We have a mutual respect for each other as women that makes our relationship one of the most successful in my life. I wanted my daughter to become a strong woman. I wanted her to have pride in herself and be able to stand securely on her own two feet. Not to have to depend on a man to support her financially only to join with a man for love and companionship. The key to that was education and belief in herself. Many obstacles fell in the way of her path toward achieving these goals. And they were HUGE obstacles. None I could have ever foreseen happening. I had to make sacrifices for her that I wasn’t prepared for and she had to make sacrifices that she should have never had to make. When her father got so gravely hurt and she became his caregiver it would have been easy for her to abandon her goals of education and try to get a small paying job to help while she caregived him.
I was adamant that NOT happen. You must continue your studies I said. What do you do when in five years your father is not here and you are left with nothing for yourself? I said to her. There was one thing her father and I did agree on and that was this girl had the smarts to achieve whatever she put her mind to. It was a brain that should not go to waste. She just had way too much to offer. I knew I had to help to make sure that she could go on and get her education. Easy?? A big fat NO ! It was hard work for her. She almost lost her mind many times throughout the course of her studies. And so did I. I was running the race with her. Helping with her father as much as I could. Working long hours to help with expenses. Trying to talk with my daughter and COMMUNICATE. Never stop talking. Take the time.
The same with your spouse. So easy to fall into the day to day. So easy to think you’re on the same page and then all of a sudden to find out your not. Make that time to just really listen to each other and really understand what that person you share your life with really is feeling. Even if at times you don’t think they will want to hear your feelings, you still must listen.

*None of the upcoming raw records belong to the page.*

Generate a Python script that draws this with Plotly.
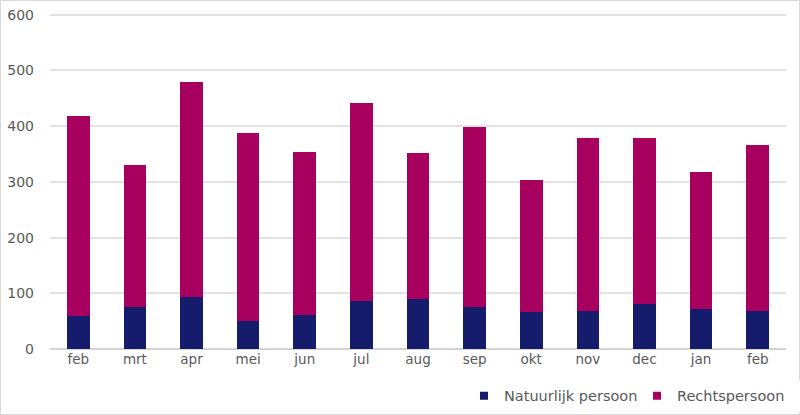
import plotly.graph_objects as go

maanden = ["feb", "mrt", "apr", "mei", "jun", "jul", "aug",
           "sep", "okt", "nov", "dec", "jan", "feb"]
natuurlijk = [60, 75, 94, 50, 61, 86, 90, 75, 67, 69, 81, 71, 69]
rechtspersoon = [359, 255, 385, 338, 293, 356, 262, 323, 237, 310, 298, 247, 297]

BLAUW = "#141c6b"
PAARS = "#a8005e"
TEKST = "#595959"

pos = list(range(len(maanden)))

fig = go.Figure()
fig.add_trace(go.Bar(x=pos, y=natuurlijk, name="Natuurlijk persoon", showlegend=False,
                     marker=dict(color=BLAUW, line=dict(width=0))))
fig.add_trace(go.Bar(x=pos, y=rechtspersoon, name="Rechtspersoon", showlegend=False,
                     marker=dict(color=PAARS, line=dict(width=0))))
# kleine vierkantjes in de legenda, zoals in Excel
for naam, kleur in [("Natuurlijk persoon", BLAUW), ("Rechtspersoon", PAARS)]:
    fig.add_trace(go.Scatter(x=[None], y=[None], mode="markers", name=naam,
                             marker=dict(symbol="square", size=8, color=kleur)))

# plotgebied: 50..786 px breed, 12..349 px hoog
fig.update_layout(
    barmode="stack",
    bargap=0.6,
    width=800, height=415,
    margin=dict(l=50, r=14, t=12, b=66, autoexpand=False),
    paper_bgcolor="white", plot_bgcolor="white",
    font=dict(family="DejaVu Sans, Verdana, sans-serif", color=TEKST, size=14),
    showlegend=True,
    legend=dict(orientation="h", x=1.0 + 24 / 736, xanchor="right", y=-0.139, yanchor="middle",
                font=dict(size=14.5, color=TEKST), traceorder="normal",
                itemwidth=30, entrywidth=128, entrywidthmode="pixels"),
)
fig.update_xaxes(tickvals=pos, ticktext=maanden, range=[-0.5, len(maanden) - 0.5],
                 showgrid=False, showline=False, ticks="", tickfont=dict(size=13.5))
fig.update_yaxes(range=[0, 605], tickvals=[0, 100, 200, 300, 400, 500, 600],
                 showgrid=True, gridcolor="#e3e3e3",
                 gridwidth=1.5, zeroline=True, zerolinecolor="#d4d4d4", zerolinewidth=1.5,
                 showline=False, ticks="", ticklabelstandoff=15, tickfont=dict(size=14))

# dunne rand om de hele afbeelding
fig.add_shape(type="rect", xref="paper", yref="paper",
              x0=(0.5 - 50) / 736, x1=(799.5 - 50) / 736,
              y0=(349 - 414.5) / 337, y1=(349 - 0.5) / 337,
              line=dict(color="#d9d9d9", width=1), fillcolor="rgba(0,0,0,0)")

fig.write_html("out.html", config={"displayModeBar": False},
               post_script="document.body.style.margin='0';document.body.style.overflow='hidden';")
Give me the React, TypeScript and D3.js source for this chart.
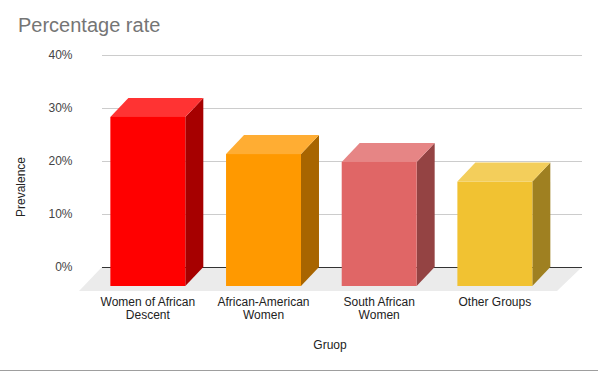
import React, { useEffect, useRef } from "react";
import * as d3 from "d3";

// chart data
const groups = [
  "Women of African Descent",
  "African-American Women",
  "South African Women",
  "Other Groups",
];
const groupLines = [
  ["Women of African", "Descent"],
  ["African-American", "Women"],
  ["South African", "Women"],
  ["Other Groups"],
];
const prevalence = [31.9, 24.9, 23.4, 19.7];
const yTicks = [0, 10, 20, 30, 40];
const frontColors = ["#ff0000", "#ff9900", "#e06666", "#f1c232"];
const topColors = ["#ff3333", "#ffad33", "#e68585", "#f3ce5b"];
const sideColors = ["#a60000", "#a86500", "#944343", "#9f8021"];

const App: React.FC = () => {
  const svgRef = useRef<SVGSVGElement>(null);

  useEffect(() => {
    const svg = d3.select(svgRef.current);
    svg.selectAll("*").remove();

    const font = "Arial, 'Liberation Sans', sans-serif";
    const wallLeft = 102;
    const wallRight = 582;
    // bar depth offset
    const dx = 18;
    const dy = 19;

    const yScale = d3.scaleLinear().domain([0, 40]).range([267, 55]);
    const xScale = d3
      .scaleBand<string>()
      .domain(groups)
      .range([90, 552.7])
      .paddingInner(0.352)
      .paddingOuter(0.176);

    // title
    svg
      .append("text")
      .attr("x", 18)
      .attr("y", 32)
      .attr("font-family", font)
      .attr("font-size", 20)
      .attr("fill", "#757575")
      .text("Percentage rate");

    // gridlines
    svg
      .selectAll(".grid")
      .data(yTicks.filter((t) => t > 0))
      .enter()
      .append("line")
      .attr("x1", wallLeft)
      .attr("x2", wallRight)
      .attr("y1", (d) => yScale(d) + 0.5)
      .attr("y2", (d) => yScale(d) + 0.5)
      .attr("stroke", "#cccccc")
      .attr("stroke-width", 1);

    // floor
    const y0 = yScale(0);
    svg
      .append("polygon")
      .attr(
        "points",
        [
          [wallLeft, y0],
          [wallRight, y0],
          [wallRight - 25, y0 + 24],
          [wallLeft - 23, y0 + 24],
        ]
          .map((p) => p.join(","))
          .join(" ")
      )
      .attr("fill", "#ebebeb");

    // base line
    svg
      .append("line")
      .attr("x1", wallLeft)
      .attr("x2", wallRight)
      .attr("y1", y0 + 0.5)
      .attr("y2", y0 + 0.5)
      .attr("stroke", "#333333")
      .attr("stroke-width", 1);

    // y labels
    svg
      .selectAll(".ylab")
      .data(yTicks)
      .enter()
      .append("text")
      .attr("x", 72.5)
      .attr("y", (d) => yScale(d) + 4)
      .attr("text-anchor", "end")
      .attr("font-family", font)
      .attr("font-size", 12)
      .attr("fill", "#444444")
      .text((d) => d + "%");

    // y title
    svg
      .append("text")
      .attr("transform", "translate(25,187) rotate(-90)")
      .attr("text-anchor", "middle")
      .attr("font-family", font)
      .attr("font-size", 12)
      .attr("fill", "#222222")
      .text("Prevalence");

    // bars
    const bw = xScale.bandwidth();
    groups.forEach((g, i) => {
      const x0 = xScale(g) as number;
      const x1 = x0 + bw;
      const yTop = yScale(prevalence[i]) + dy;
      const yBot = y0 + dy;
      const pts = (arr: number[][]) => arr.map((p) => p.join(",")).join(" ");

      svg
        .append("polygon")
        .attr(
          "points",
          pts([
            [x1, yTop],
            [x1 + dx, yTop - dy],
            [x1 + dx, yBot - dy],
            [x1, yBot],
          ])
        )
        .attr("fill", sideColors[i]);

      svg
        .append("polygon")
        .attr(
          "points",
          pts([
            [x0, yTop],
            [x0 + dx, yTop - dy],
            [x1 + dx, yTop - dy],
            [x1, yTop],
          ])
        )
        .attr("fill", topColors[i]);

      svg
        .append("rect")
        .attr("x", x0)
        .attr("y", yTop)
        .attr("width", bw)
        .attr("height", yBot - yTop)
        .attr("fill", frontColors[i]);

      // category label
      const label = svg
        .append("text")
        .attr("text-anchor", "middle")
        .attr("font-family", font)
        .attr("font-size", 12)
        .attr("fill", "#222222");
      groupLines[i].forEach((line, j) => {
        label
          .append("tspan")
          .attr("x", x0 + bw / 2)
          .attr("y", 305.5 + j * 13)
          .text(line);
      });
    });

    // x title
    svg
      .append("text")
      .attr("x", 330)
      .attr("y", 349)
      .attr("text-anchor", "middle")
      .attr("font-family", font)
      .attr("font-size", 12)
      .attr("fill", "#222222")
      .text("Gruop");

    // bottom border
    svg
      .append("line")
      .attr("x1", 0)
      .attr("x2", 598)
      .attr("y1", 370.5)
      .attr("y2", 370.5)
      .attr("stroke", "#9e9e9e")
      .attr("stroke-width", 1);

    return () => {
      svg.selectAll("*").remove();
    };
  }, []);

  return (
    <svg
      ref={svgRef}
      width="598"
      height="371"
      style={{ position: "absolute", left: 0, top: 0, background: "#ffffff" }}
    />
  );
};

export default App;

Not in judgment but with understanding.
These are lessons I continue to learn. Easy to go off the path. But much easier when you get back on the right path. The riches that you can share when you communicate in all your important relationships are so abundant!
Communication, understanding and the ability to not judge. I see, far too often, people's biggest obstacle to communication is expecting others to have the same point of view and if they don't they must be "wrong" or "weird". No matter what it is, religious beliefs, parenting beliefs or political. I think being willing to accept that your opinion is simply that, yours. And to accept and appreciate other people for having their OWN opinion is the key. If something wouldn't hurt you, doesn't mean you should expect it won't hurt others. Love you mom!!!